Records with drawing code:
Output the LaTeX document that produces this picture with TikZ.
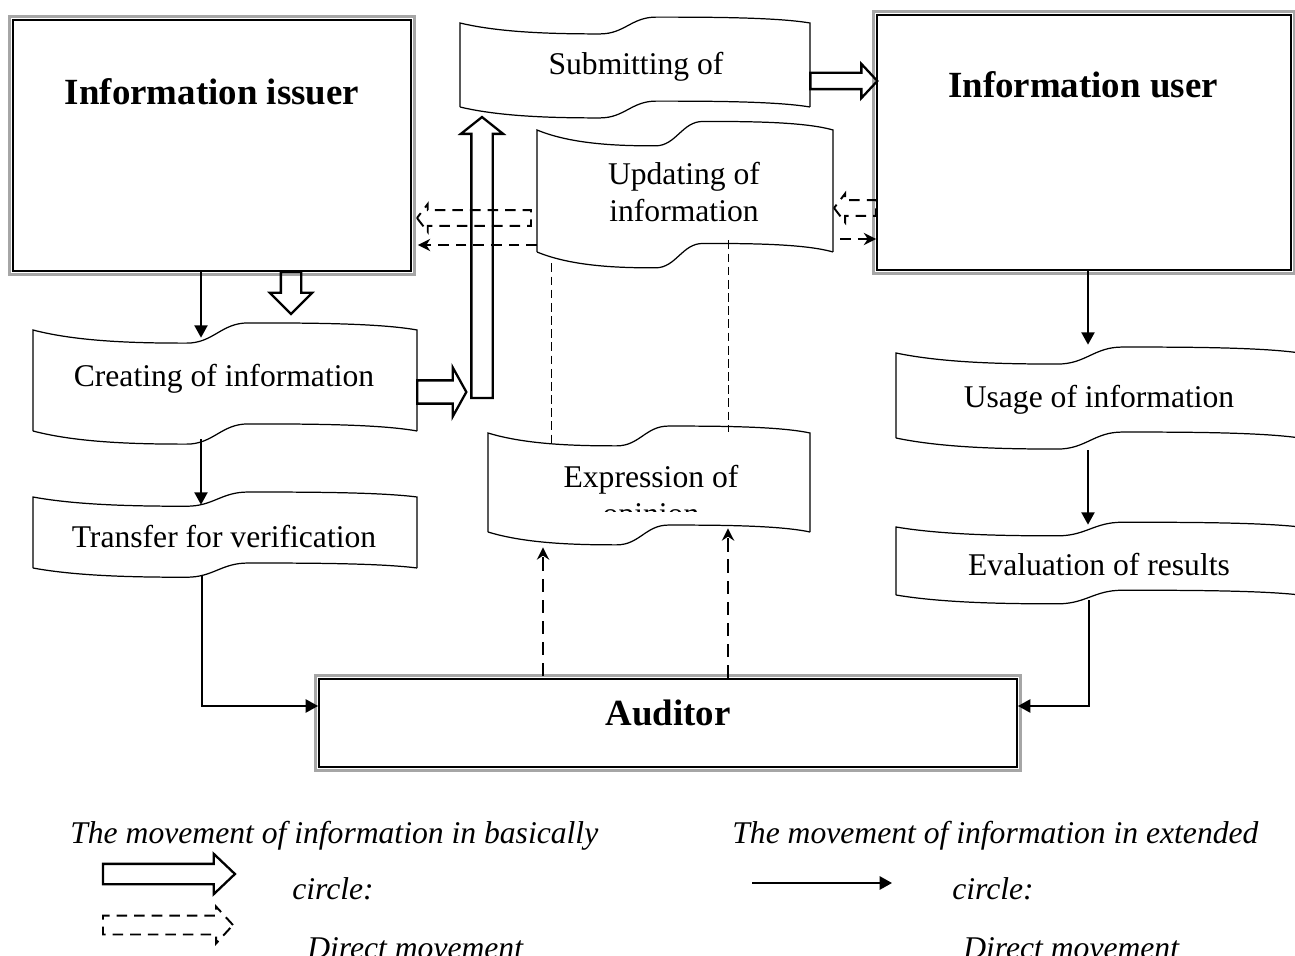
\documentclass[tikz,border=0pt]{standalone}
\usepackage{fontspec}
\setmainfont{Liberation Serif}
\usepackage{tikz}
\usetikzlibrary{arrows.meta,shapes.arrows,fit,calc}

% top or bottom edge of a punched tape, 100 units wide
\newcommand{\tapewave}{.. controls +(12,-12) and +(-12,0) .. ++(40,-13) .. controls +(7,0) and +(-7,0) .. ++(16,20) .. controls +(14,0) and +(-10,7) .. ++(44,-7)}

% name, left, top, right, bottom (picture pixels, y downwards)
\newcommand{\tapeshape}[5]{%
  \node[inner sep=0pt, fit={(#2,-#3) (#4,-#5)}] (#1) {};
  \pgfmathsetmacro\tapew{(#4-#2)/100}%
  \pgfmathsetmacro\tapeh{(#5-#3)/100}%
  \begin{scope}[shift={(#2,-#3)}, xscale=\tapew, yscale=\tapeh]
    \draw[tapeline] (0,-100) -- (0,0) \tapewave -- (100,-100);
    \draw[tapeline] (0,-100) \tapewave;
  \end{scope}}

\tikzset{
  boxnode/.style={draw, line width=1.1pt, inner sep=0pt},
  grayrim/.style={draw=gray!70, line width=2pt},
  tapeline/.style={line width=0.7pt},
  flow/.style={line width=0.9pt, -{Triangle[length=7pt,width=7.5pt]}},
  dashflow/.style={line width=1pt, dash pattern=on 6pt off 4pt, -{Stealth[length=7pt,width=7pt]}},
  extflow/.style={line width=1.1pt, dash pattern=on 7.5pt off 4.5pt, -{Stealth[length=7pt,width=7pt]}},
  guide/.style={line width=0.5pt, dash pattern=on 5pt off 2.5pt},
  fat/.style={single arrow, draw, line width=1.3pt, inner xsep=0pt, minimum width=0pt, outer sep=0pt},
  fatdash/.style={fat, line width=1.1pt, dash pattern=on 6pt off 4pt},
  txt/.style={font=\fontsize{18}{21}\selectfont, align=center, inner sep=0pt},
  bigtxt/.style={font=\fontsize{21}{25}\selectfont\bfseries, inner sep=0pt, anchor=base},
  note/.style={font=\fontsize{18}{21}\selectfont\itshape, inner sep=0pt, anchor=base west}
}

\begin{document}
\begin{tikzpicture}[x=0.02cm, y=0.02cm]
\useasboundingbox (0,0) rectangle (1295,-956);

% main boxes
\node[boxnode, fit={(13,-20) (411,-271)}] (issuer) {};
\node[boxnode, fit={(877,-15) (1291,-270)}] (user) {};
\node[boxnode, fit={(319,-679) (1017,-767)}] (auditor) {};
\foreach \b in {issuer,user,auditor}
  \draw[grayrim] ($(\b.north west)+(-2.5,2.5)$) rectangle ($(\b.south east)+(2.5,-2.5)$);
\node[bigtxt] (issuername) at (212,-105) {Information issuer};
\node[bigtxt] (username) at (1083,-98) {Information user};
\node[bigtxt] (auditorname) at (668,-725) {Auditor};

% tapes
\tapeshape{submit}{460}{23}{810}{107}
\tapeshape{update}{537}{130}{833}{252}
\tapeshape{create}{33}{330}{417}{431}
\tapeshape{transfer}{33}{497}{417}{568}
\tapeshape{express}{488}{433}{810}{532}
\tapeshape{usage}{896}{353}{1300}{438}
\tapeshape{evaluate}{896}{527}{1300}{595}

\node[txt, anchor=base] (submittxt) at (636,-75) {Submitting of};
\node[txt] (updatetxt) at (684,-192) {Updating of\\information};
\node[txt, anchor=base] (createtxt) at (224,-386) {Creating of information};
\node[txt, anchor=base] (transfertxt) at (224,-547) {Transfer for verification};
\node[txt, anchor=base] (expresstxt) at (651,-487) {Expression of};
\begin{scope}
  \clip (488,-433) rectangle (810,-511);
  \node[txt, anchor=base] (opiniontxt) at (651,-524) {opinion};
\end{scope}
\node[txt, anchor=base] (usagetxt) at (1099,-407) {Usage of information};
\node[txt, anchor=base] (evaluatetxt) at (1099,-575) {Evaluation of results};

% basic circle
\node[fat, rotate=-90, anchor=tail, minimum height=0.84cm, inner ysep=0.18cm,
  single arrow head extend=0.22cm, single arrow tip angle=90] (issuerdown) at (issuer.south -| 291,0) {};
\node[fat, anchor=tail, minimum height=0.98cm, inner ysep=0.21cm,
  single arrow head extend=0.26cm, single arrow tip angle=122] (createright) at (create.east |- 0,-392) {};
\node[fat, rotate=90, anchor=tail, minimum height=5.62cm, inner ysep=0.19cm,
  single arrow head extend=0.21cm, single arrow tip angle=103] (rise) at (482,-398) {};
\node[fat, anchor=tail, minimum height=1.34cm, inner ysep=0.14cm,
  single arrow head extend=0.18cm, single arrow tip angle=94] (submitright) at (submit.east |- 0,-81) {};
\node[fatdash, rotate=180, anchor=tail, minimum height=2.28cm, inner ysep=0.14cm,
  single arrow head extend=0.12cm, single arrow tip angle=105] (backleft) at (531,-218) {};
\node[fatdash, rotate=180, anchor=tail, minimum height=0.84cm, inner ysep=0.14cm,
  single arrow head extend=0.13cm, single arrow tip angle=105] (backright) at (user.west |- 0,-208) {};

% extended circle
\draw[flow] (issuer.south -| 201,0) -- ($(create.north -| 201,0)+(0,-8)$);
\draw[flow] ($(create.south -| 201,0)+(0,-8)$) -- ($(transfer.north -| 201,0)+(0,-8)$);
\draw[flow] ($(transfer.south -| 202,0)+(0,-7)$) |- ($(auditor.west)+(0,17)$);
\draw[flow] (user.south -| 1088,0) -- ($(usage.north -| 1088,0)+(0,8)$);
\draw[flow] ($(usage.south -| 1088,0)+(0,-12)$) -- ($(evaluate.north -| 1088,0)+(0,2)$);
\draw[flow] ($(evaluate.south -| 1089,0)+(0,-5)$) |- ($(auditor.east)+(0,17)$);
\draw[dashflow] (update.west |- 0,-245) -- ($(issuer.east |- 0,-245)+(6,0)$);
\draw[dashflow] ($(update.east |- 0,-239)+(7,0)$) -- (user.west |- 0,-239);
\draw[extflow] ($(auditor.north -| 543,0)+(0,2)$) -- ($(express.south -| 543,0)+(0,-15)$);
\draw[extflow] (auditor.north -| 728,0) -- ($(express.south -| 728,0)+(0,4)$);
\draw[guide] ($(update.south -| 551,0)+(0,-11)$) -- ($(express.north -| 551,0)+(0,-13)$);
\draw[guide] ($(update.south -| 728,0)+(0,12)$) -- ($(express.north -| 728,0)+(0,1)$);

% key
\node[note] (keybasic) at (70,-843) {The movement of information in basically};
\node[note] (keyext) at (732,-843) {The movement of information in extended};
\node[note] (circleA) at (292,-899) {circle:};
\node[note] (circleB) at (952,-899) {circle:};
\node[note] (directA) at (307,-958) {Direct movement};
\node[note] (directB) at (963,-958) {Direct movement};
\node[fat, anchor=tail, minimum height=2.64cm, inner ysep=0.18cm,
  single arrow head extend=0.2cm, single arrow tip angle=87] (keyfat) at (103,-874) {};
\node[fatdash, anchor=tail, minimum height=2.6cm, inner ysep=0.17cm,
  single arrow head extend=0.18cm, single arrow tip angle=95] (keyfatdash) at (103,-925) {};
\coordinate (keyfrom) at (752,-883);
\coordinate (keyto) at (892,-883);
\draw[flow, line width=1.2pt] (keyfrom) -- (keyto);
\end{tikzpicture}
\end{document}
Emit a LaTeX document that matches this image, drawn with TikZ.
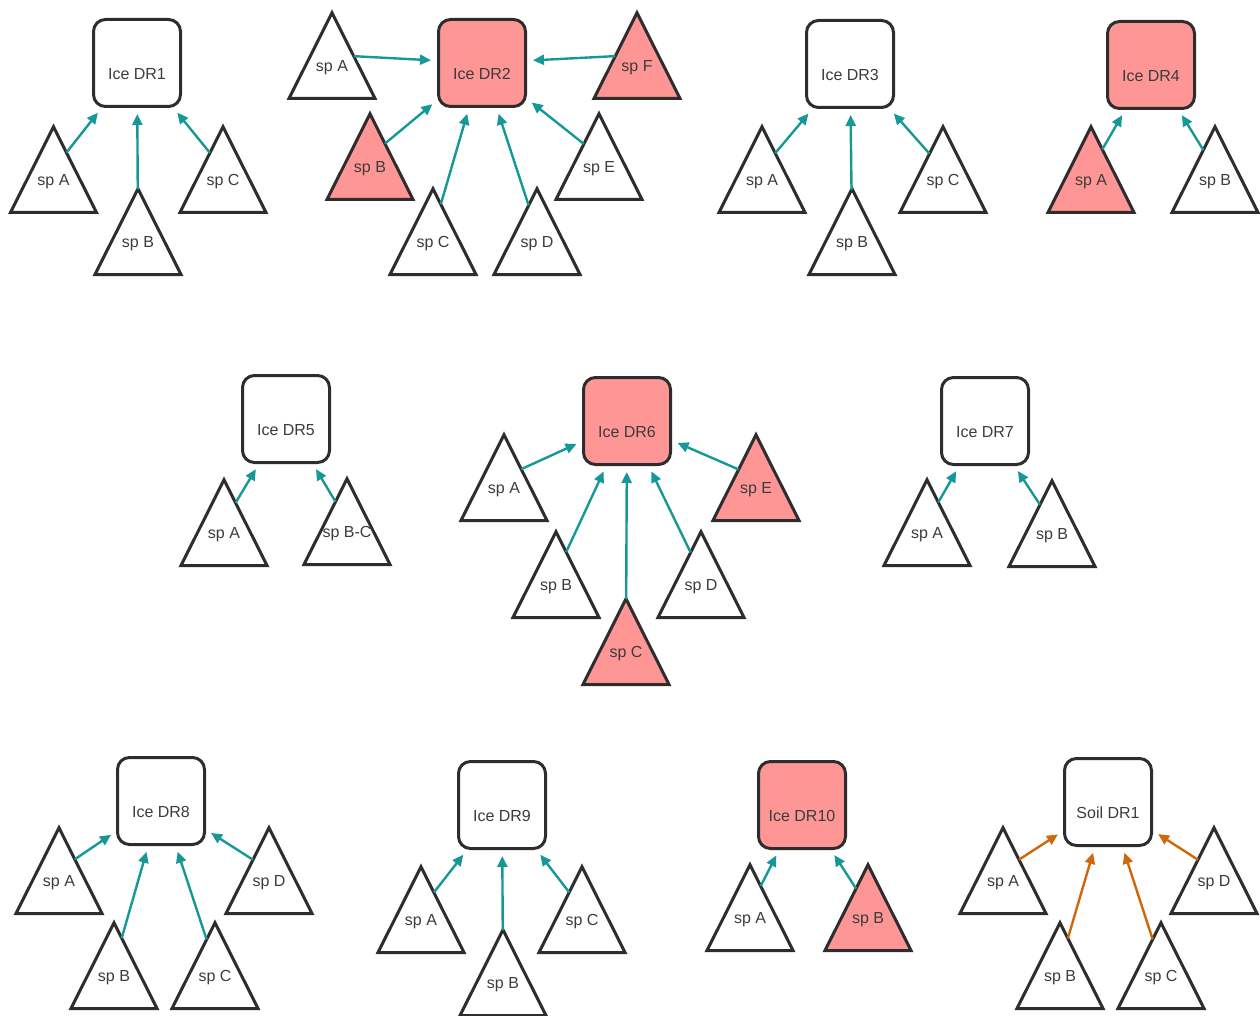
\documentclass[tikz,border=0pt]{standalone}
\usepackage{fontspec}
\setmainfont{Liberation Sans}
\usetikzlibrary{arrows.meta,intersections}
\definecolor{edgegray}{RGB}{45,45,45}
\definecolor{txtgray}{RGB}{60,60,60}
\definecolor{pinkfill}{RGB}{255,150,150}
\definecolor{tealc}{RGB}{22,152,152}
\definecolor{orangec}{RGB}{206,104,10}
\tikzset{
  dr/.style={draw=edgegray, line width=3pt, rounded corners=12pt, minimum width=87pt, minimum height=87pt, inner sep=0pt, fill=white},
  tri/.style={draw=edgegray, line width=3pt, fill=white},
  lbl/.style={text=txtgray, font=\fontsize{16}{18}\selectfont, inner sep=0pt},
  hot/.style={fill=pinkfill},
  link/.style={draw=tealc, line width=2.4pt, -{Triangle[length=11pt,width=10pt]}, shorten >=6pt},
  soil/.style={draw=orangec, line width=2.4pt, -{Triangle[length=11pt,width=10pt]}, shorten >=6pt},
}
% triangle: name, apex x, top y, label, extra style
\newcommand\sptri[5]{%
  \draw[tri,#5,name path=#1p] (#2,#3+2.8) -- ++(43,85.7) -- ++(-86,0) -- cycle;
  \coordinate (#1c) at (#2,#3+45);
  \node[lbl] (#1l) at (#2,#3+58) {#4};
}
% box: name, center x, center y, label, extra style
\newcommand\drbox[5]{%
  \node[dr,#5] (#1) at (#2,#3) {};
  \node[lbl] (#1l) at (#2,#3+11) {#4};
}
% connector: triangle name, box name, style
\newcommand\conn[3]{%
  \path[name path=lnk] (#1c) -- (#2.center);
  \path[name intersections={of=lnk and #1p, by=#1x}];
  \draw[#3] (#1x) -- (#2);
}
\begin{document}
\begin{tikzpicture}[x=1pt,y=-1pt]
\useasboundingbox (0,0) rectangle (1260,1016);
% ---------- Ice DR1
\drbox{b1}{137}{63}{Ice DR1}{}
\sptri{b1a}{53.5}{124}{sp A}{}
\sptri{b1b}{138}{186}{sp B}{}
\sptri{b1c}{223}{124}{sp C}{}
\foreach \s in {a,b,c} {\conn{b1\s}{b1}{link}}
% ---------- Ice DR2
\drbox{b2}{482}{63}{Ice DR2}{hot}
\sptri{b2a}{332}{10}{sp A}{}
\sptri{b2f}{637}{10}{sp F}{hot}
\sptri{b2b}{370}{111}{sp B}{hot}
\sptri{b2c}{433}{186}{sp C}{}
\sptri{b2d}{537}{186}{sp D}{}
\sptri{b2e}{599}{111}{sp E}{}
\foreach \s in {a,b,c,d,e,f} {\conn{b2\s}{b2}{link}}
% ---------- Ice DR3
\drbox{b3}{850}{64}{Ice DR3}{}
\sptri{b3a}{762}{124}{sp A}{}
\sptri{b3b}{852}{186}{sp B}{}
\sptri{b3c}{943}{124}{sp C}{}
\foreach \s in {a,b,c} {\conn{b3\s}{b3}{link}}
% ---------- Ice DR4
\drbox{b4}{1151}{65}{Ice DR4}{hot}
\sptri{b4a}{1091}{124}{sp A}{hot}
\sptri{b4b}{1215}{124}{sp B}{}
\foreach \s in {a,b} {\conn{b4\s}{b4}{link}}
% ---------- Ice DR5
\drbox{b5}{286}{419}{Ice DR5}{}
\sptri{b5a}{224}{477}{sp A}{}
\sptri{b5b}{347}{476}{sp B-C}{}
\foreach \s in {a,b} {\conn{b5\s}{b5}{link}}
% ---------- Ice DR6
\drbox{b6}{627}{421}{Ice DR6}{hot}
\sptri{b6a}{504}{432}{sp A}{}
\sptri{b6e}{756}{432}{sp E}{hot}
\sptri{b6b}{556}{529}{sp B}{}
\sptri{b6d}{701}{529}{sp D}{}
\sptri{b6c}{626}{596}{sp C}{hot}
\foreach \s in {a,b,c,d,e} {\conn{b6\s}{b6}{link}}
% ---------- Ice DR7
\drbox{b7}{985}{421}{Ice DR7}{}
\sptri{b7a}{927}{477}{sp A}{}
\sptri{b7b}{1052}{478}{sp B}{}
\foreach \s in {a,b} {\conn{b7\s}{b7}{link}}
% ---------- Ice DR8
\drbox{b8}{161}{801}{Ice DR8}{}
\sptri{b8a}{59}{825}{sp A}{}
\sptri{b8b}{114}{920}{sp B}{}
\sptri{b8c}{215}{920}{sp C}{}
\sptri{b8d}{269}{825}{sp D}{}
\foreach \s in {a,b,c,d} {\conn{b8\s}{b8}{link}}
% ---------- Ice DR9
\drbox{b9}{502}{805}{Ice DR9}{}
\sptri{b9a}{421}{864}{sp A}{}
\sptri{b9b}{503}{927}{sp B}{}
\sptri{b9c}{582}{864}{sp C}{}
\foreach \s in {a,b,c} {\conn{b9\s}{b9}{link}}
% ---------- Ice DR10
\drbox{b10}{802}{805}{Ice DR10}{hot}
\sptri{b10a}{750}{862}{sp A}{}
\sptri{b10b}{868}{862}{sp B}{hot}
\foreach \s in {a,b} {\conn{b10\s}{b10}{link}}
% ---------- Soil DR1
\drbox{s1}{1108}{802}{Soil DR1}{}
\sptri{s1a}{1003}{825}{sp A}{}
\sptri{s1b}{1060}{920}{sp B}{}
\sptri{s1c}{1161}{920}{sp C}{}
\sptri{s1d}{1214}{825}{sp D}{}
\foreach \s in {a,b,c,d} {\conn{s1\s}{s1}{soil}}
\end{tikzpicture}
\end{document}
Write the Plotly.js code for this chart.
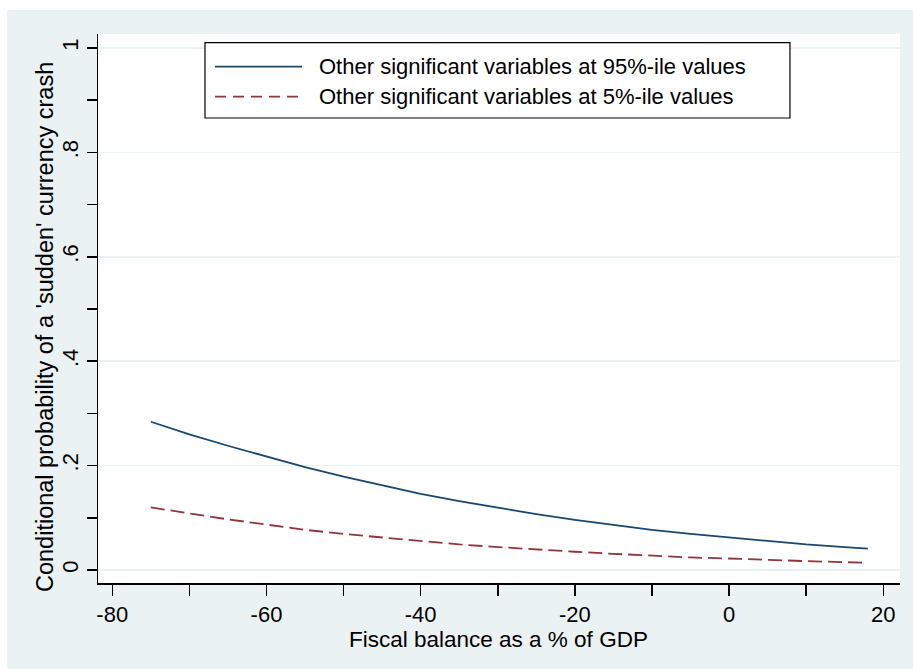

**PROBLEM TO WORK ON:** Filter the data, keeping only the lines that contain "LaTeX".

**ANSWER TO THIS TASK:**
Output the LaTeX document that produces this picture with TikZ.
Emit a LaTeX document that matches this image, drawn with TikZ.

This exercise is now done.